For as much success as she enjoyed in Daytona, Danica Patrick’s weekend in Phoenix was the polar opposite. She qualified only 40th for the race and really didn’t run that great in the race. She did stay on the lead lap until her right front tire blew out.

She slammed that outside wall hard and then took a vicious driver-side hit from David Ragan. I really was happy to see her get out of that car without any injuries.

After what she experienced at Daytona, going through what she went through at Phoenix had to be extremely disappointing. All I can say is welcome to the life of a rookie NASCAR Sprint Cup driver. There will be peaks and valleys. As drivers we all go through it. The goal is being consistent and running all the laps.

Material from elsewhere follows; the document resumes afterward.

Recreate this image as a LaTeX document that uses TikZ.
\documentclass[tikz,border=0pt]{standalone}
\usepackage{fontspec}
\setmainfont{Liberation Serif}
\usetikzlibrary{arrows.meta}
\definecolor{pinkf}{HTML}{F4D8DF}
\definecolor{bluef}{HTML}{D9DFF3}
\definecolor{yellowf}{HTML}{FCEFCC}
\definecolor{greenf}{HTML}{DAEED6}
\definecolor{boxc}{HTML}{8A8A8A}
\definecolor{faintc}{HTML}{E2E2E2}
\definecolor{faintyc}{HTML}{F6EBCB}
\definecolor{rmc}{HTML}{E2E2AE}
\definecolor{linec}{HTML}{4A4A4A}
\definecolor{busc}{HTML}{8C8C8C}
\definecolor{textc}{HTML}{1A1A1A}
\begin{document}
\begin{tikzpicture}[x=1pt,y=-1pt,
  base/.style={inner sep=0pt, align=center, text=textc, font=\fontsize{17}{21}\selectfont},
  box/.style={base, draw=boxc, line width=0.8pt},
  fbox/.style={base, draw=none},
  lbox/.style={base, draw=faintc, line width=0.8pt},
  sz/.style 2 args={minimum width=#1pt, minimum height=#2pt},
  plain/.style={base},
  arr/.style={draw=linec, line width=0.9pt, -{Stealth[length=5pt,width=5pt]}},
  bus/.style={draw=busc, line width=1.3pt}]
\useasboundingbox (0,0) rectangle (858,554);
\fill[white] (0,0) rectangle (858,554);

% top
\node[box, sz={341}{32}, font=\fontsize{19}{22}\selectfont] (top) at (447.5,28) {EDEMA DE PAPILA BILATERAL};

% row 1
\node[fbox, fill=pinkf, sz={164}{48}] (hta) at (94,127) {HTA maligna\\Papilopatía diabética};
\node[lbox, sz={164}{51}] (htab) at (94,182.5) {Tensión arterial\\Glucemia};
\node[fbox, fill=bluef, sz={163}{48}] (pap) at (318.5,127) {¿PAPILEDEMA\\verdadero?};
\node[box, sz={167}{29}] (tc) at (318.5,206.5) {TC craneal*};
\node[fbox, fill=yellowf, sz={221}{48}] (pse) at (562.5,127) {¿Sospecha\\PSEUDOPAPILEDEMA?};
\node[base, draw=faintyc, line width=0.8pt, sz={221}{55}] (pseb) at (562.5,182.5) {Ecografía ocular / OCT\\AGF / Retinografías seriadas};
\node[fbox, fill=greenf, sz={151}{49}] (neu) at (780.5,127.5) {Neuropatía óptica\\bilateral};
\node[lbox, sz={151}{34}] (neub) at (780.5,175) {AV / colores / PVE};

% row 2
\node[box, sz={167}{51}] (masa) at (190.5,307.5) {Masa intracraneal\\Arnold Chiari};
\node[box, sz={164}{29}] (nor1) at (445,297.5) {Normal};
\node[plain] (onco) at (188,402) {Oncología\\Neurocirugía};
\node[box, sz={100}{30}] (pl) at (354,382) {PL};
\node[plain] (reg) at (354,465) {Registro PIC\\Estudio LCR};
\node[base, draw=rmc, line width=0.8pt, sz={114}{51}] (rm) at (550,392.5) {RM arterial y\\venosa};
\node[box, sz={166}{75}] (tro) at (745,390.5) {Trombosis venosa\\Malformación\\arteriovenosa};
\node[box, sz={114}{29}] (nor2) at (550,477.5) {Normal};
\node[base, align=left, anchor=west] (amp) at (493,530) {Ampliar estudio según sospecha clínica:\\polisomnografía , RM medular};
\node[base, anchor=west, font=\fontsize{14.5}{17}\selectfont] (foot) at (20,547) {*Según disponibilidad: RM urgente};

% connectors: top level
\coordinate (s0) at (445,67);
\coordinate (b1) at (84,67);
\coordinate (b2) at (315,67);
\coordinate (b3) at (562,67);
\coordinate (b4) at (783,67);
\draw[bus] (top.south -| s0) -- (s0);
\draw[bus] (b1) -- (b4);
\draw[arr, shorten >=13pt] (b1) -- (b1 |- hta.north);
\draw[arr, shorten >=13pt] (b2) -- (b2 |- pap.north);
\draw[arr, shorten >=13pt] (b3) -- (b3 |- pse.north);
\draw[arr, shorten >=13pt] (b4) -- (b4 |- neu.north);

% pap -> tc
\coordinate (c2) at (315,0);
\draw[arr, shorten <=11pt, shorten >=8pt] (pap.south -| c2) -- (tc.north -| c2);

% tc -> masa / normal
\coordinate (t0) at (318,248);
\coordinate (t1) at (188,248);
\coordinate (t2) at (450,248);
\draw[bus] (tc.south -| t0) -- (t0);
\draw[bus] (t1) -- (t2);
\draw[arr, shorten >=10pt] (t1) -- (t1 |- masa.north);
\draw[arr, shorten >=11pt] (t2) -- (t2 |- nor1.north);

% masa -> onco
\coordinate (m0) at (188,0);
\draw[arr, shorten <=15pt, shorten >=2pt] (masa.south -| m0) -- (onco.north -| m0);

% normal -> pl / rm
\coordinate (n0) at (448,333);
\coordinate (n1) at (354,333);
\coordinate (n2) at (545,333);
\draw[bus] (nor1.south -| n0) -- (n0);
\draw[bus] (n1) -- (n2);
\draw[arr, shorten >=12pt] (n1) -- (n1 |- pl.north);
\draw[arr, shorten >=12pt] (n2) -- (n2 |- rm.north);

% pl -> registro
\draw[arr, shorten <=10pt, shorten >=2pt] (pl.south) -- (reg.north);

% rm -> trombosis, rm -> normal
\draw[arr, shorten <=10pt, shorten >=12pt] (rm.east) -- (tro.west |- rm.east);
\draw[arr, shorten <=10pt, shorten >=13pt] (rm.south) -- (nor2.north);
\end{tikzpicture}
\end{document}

I expect her to bounce back well this weekend at Las Vegas. Last year she got one of her best Nationwide Series finishes there, so that will go a long way in helping to bolster her confidence. I know she had a bad day but just don’t count her out. I believe she will continue to improve just like the new car will.

So now it's Viva Las Vegas this weekend as our NASCAR Sprint Cup Series continues out West. Tony Stewart dominated last year’s event, leading 127 of 267 laps. Tony came home eighth Sunday in Phoenix. That’s a nice recovery from his 41st-place finish after being wrecked out of the Daytona 500.

Ironically, Tony also jumped 14 spots in the 2013 points with his top-10 Phoenix finish. Maybe that’s a sign that folks might want to put a little money on the No. 14 this weekend?